━━ DATA EXCERPT

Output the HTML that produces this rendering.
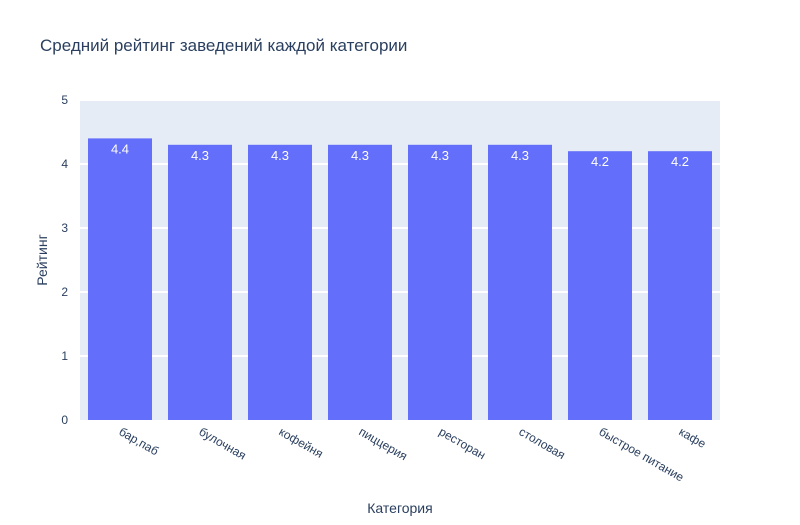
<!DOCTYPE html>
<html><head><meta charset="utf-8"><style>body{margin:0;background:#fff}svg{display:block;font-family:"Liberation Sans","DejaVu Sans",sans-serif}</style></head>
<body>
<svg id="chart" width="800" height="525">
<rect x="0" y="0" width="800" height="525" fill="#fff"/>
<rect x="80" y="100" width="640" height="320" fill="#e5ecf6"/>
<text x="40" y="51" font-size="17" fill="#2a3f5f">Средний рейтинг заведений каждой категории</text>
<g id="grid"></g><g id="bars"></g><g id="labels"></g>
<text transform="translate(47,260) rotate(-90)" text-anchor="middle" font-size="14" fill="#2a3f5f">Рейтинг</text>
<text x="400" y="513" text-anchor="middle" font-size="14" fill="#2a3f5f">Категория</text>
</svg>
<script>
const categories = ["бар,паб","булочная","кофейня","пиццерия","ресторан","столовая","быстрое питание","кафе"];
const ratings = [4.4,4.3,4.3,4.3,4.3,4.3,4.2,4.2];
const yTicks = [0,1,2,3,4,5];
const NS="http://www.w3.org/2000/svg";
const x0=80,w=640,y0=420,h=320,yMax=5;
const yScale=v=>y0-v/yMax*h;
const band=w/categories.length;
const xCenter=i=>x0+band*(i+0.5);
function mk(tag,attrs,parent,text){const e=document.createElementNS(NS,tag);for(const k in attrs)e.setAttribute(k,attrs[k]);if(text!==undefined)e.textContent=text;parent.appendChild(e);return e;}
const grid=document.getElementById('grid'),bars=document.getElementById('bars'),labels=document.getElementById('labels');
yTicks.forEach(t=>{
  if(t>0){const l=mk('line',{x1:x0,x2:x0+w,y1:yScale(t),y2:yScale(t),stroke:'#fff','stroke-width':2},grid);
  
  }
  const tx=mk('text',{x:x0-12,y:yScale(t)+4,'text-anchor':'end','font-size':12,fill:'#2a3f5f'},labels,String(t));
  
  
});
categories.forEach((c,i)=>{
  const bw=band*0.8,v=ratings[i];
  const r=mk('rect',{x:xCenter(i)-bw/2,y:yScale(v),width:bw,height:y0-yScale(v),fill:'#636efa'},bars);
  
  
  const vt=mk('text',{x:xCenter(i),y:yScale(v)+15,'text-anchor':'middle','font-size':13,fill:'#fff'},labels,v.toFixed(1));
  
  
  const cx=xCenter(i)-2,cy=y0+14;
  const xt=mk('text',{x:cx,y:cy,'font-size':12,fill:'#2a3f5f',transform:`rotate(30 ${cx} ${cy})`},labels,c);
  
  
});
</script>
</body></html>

━━━━

PROMPT: Reproduce the material above in full and without alteration, but skip all pictures.

FINISHED ANSWER:
Output the HTML that produces this rendering.
<!DOCTYPE html>
<html><head><meta charset="utf-8"><style>body{margin:0;background:#fff}svg{display:block;font-family:"Liberation Sans","DejaVu Sans",sans-serif}</style></head>
<body>
<svg id="chart" width="800" height="525">
<rect x="0" y="0" width="800" height="525" fill="#fff"/>
<rect x="80" y="100" width="640" height="320" fill="#e5ecf6"/>
<text x="40" y="51" font-size="17" fill="#2a3f5f">Средний рейтинг заведений каждой категории</text>
<g id="grid"></g><g id="bars"></g><g id="labels"></g>
<text transform="translate(47,260) rotate(-90)" text-anchor="middle" font-size="14" fill="#2a3f5f">Рейтинг</text>
<text x="400" y="513" text-anchor="middle" font-size="14" fill="#2a3f5f">Категория</text>
</svg>
<script>
const categories = ["бар,паб","булочная","кофейня","пиццерия","ресторан","столовая","быстрое питание","кафе"];
const ratings = [4.4,4.3,4.3,4.3,4.3,4.3,4.2,4.2];
const yTicks = [0,1,2,3,4,5];
const NS="http://www.w3.org/2000/svg";
const x0=80,w=640,y0=420,h=320,yMax=5;
const yScale=v=>y0-v/yMax*h;
const band=w/categories.length;
const xCenter=i=>x0+band*(i+0.5);
function mk(tag,attrs,parent,text){const e=document.createElementNS(NS,tag);for(const k in attrs)e.setAttribute(k,attrs[k]);if(text!==undefined)e.textContent=text;parent.appendChild(e);return e;}
const grid=document.getElementById('grid'),bars=document.getElementById('bars'),labels=document.getElementById('labels');
yTicks.forEach(t=>{
  if(t>0){const l=mk('line',{x1:x0,x2:x0+w,y1:yScale(t),y2:yScale(t),stroke:'#fff','stroke-width':2},grid);
  
  }
  const tx=mk('text',{x:x0-12,y:yScale(t)+4,'text-anchor':'end','font-size':12,fill:'#2a3f5f'},labels,String(t));
  
  
});
categories.forEach((c,i)=>{
  const bw=band*0.8,v=ratings[i];
  const r=mk('rect',{x:xCenter(i)-bw/2,y:yScale(v),width:bw,height:y0-yScale(v),fill:'#636efa'},bars);
  
  
  const vt=mk('text',{x:xCenter(i),y:yScale(v)+15,'text-anchor':'middle','font-size':13,fill:'#fff'},labels,v.toFixed(1));
  
  
  const cx=xCenter(i)-2,cy=y0+14;
  const xt=mk('text',{x:cx,y:cy,'font-size':12,fill:'#2a3f5f',transform:`rotate(30 ${cx} ${cy})`},labels,c);
  
  
});
</script>
</body></html>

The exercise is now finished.